» **WORK REQUIRED**: The records below hold pictures; please leave those out and retype the rest exactly.
---*---
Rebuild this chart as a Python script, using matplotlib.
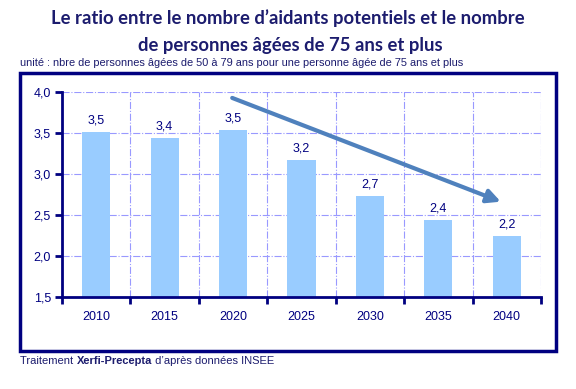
import numpy as np
import matplotlib.pyplot as plt
from matplotlib.patches import Rectangle

years = ['2010', '2015', '2020', '2025', '2030', '2035', '2040']
ratio = [3.51, 3.44, 3.54, 3.17, 2.73, 2.44, 2.24]
labels = ['3,5', '3,4', '3,5', '3,2', '2,7', '2,4', '2,2']
yticks = [1.5, 2.0, 2.5, 3.0, 3.5, 4.0]

navy = '#000080'
title_col = '#1c1c6e'

fig = plt.figure(figsize=(5.76, 3.89), dpi=100)
ax = fig.add_axes([0.1076, 0.2365, 0.8316, 0.527])

x = np.arange(len(years))
ax.bar(x, ratio, width=0.41, color='#99ccff', zorder=2)
for xi, v, lab in zip(x, ratio, labels):
    ax.annotate(lab, (xi, v), xytext=(0, 4), textcoords='offset points',
                ha='center', va='bottom', fontsize=9, color=navy,
                family='Liberation Sans')

ax.set_xlim(-0.5, len(years) - 0.5)
ax.set_ylim(1.5, 4.0)
ax.set_yticks(yticks)
ax.set_yticklabels([f'{t:.1f}'.replace('.', ',') for t in yticks])
ax.set_xticks(x)
ax.set_xticklabels(years)
ax.set_xticks(np.arange(-0.5, len(years)), minor=True)

ax.tick_params(axis='x', which='major', length=0, pad=10, labelsize=9, labelcolor=navy)
ax.tick_params(axis='x', which='minor', length=5, width=2, color=navy, direction='out')
ax.tick_params(axis='y', length=5, width=2, color=navy, direction='out', pad=3,
               labelsize=9, labelcolor=navy)
for lab in ax.get_xticklabels() + ax.get_yticklabels():
    lab.set_family('Liberation Sans')

for s in ['top', 'right']:
    ax.spines[s].set_visible(False)
for s in ['left', 'bottom']:
    ax.spines[s].set_color(navy)
    ax.spines[s].set_linewidth(2)

ax.grid(True, axis='y', color='#9999ff', linestyle='-.', linewidth=0.8, zorder=0)
ax.grid(True, axis='x', which='minor', color='#9999ff', linestyle='-.', linewidth=0.8, zorder=0)
ax.set_axisbelow(True)

# downward trend arrow
ax.annotate('', xy=(5.95, 2.65), xytext=(1.95, 3.94),
            arrowprops=dict(arrowstyle='-|>,head_length=0.8,head_width=0.4',
                            color='#4f81bd', lw=3), zorder=5)

# outer frame
fig.patches.append(Rectangle((0.0347, 0.0977), 0.9306, 0.7147, transform=fig.transFigure,
                             fill=False, edgecolor=navy, linewidth=2.5))

fig.text(0.5, 0.953, 'Le ratio entre le nombre d\u2019aidants potentiels et le nombre',
         ha='center', va='center', fontsize=13.3, fontweight='bold', color=title_col,
         family='Lato')
fig.text(0.504, 0.884, 'de personnes âgées de 75 ans et plus',
         ha='center', va='center', fontsize=13.3, fontweight='bold', color=title_col,
         family='Lato')
fig.text(0.035, 0.838, 'unité : nbre de personnes âgées de 50 à 79 ans pour une personne âgée de 75 ans et plus',
         ha='left', va='center', fontsize=7.9, color=title_col, family='Liberation Sans')

# footnote with bold part
r = fig.canvas.get_renderer()
fy = 0.072
t1 = fig.text(0.035, fy, 'Traitement ', ha='left', va='center', fontsize=8,
              color=title_col, family='Liberation Sans')
w1 = t1.get_window_extent(r).width / fig.bbox.width
t2 = fig.text(0.035 + w1, fy, 'Xerfi-Precepta', ha='left', va='center', fontsize=8,
              color=title_col, family='Liberation Sans', fontweight='bold')
w2 = t2.get_window_extent(r).width / fig.bbox.width
fig.text(0.035 + w1 + w2, fy, ' d\u2019après données INSEE', ha='left', va='center',
         fontsize=8, color=title_col, family='Liberation Sans')

fig.savefig('out.png', dpi=100)
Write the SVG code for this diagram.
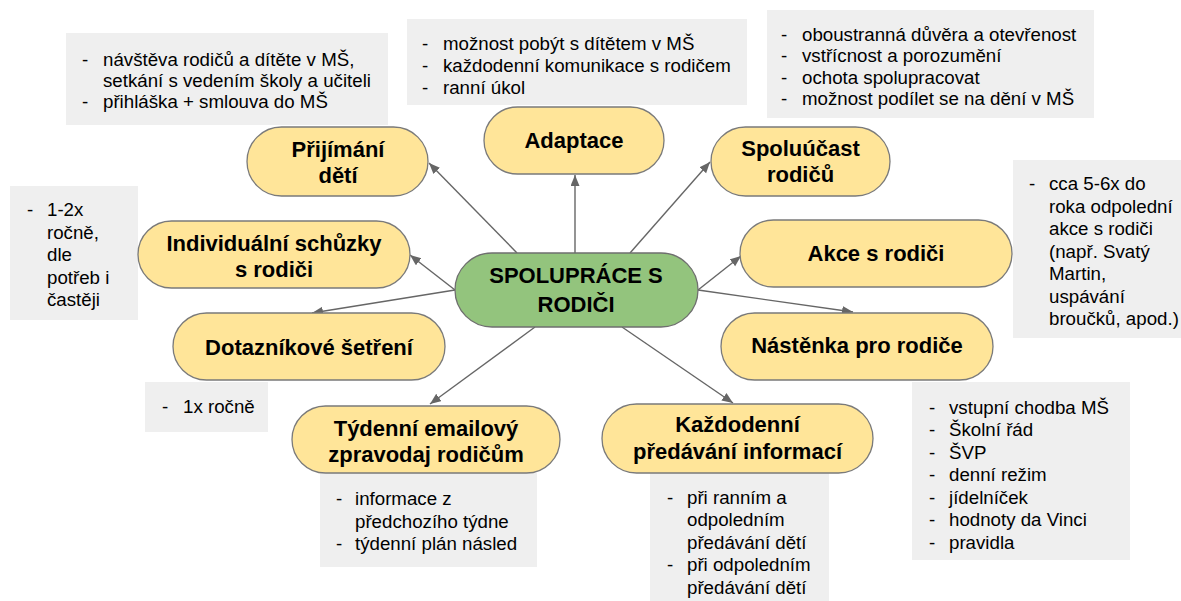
---*---
» **WRITTEN ANSWER**:
Rebuild this chart as a Python script, using matplotlib.
import numpy as np
import matplotlib.pyplot as plt
from matplotlib.patches import Rectangle

years = ['2010', '2015', '2020', '2025', '2030', '2035', '2040']
ratio = [3.51, 3.44, 3.54, 3.17, 2.73, 2.44, 2.24]
labels = ['3,5', '3,4', '3,5', '3,2', '2,7', '2,4', '2,2']
yticks = [1.5, 2.0, 2.5, 3.0, 3.5, 4.0]

navy = '#000080'
title_col = '#1c1c6e'

fig = plt.figure(figsize=(5.76, 3.89), dpi=100)
ax = fig.add_axes([0.1076, 0.2365, 0.8316, 0.527])

x = np.arange(len(years))
ax.bar(x, ratio, width=0.41, color='#99ccff', zorder=2)
for xi, v, lab in zip(x, ratio, labels):
    ax.annotate(lab, (xi, v), xytext=(0, 4), textcoords='offset points',
                ha='center', va='bottom', fontsize=9, color=navy,
                family='Liberation Sans')

ax.set_xlim(-0.5, len(years) - 0.5)
ax.set_ylim(1.5, 4.0)
ax.set_yticks(yticks)
ax.set_yticklabels([f'{t:.1f}'.replace('.', ',') for t in yticks])
ax.set_xticks(x)
ax.set_xticklabels(years)
ax.set_xticks(np.arange(-0.5, len(years)), minor=True)

ax.tick_params(axis='x', which='major', length=0, pad=10, labelsize=9, labelcolor=navy)
ax.tick_params(axis='x', which='minor', length=5, width=2, color=navy, direction='out')
ax.tick_params(axis='y', length=5, width=2, color=navy, direction='out', pad=3,
               labelsize=9, labelcolor=navy)
for lab in ax.get_xticklabels() + ax.get_yticklabels():
    lab.set_family('Liberation Sans')

for s in ['top', 'right']:
    ax.spines[s].set_visible(False)
for s in ['left', 'bottom']:
    ax.spines[s].set_color(navy)
    ax.spines[s].set_linewidth(2)

ax.grid(True, axis='y', color='#9999ff', linestyle='-.', linewidth=0.8, zorder=0)
ax.grid(True, axis='x', which='minor', color='#9999ff', linestyle='-.', linewidth=0.8, zorder=0)
ax.set_axisbelow(True)

# downward trend arrow
ax.annotate('', xy=(5.95, 2.65), xytext=(1.95, 3.94),
            arrowprops=dict(arrowstyle='-|>,head_length=0.8,head_width=0.4',
                            color='#4f81bd', lw=3), zorder=5)

# outer frame
fig.patches.append(Rectangle((0.0347, 0.0977), 0.9306, 0.7147, transform=fig.transFigure,
                             fill=False, edgecolor=navy, linewidth=2.5))

fig.text(0.5, 0.953, 'Le ratio entre le nombre d\u2019aidants potentiels et le nombre',
         ha='center', va='center', fontsize=13.3, fontweight='bold', color=title_col,
         family='Lato')
fig.text(0.504, 0.884, 'de personnes âgées de 75 ans et plus',
         ha='center', va='center', fontsize=13.3, fontweight='bold', color=title_col,
         family='Lato')
fig.text(0.035, 0.838, 'unité : nbre de personnes âgées de 50 à 79 ans pour une personne âgée de 75 ans et plus',
         ha='left', va='center', fontsize=7.9, color=title_col, family='Liberation Sans')

# footnote with bold part
r = fig.canvas.get_renderer()
fy = 0.072
t1 = fig.text(0.035, fy, 'Traitement ', ha='left', va='center', fontsize=8,
              color=title_col, family='Liberation Sans')
w1 = t1.get_window_extent(r).width / fig.bbox.width
t2 = fig.text(0.035 + w1, fy, 'Xerfi-Precepta', ha='left', va='center', fontsize=8,
              color=title_col, family='Liberation Sans', fontweight='bold')
w2 = t2.get_window_extent(r).width / fig.bbox.width
fig.text(0.035 + w1 + w2, fy, ' d\u2019après données INSEE', ha='left', va='center',
         fontsize=8, color=title_col, family='Liberation Sans')

fig.savefig('out.png', dpi=100)
Write the SVG code for this diagram.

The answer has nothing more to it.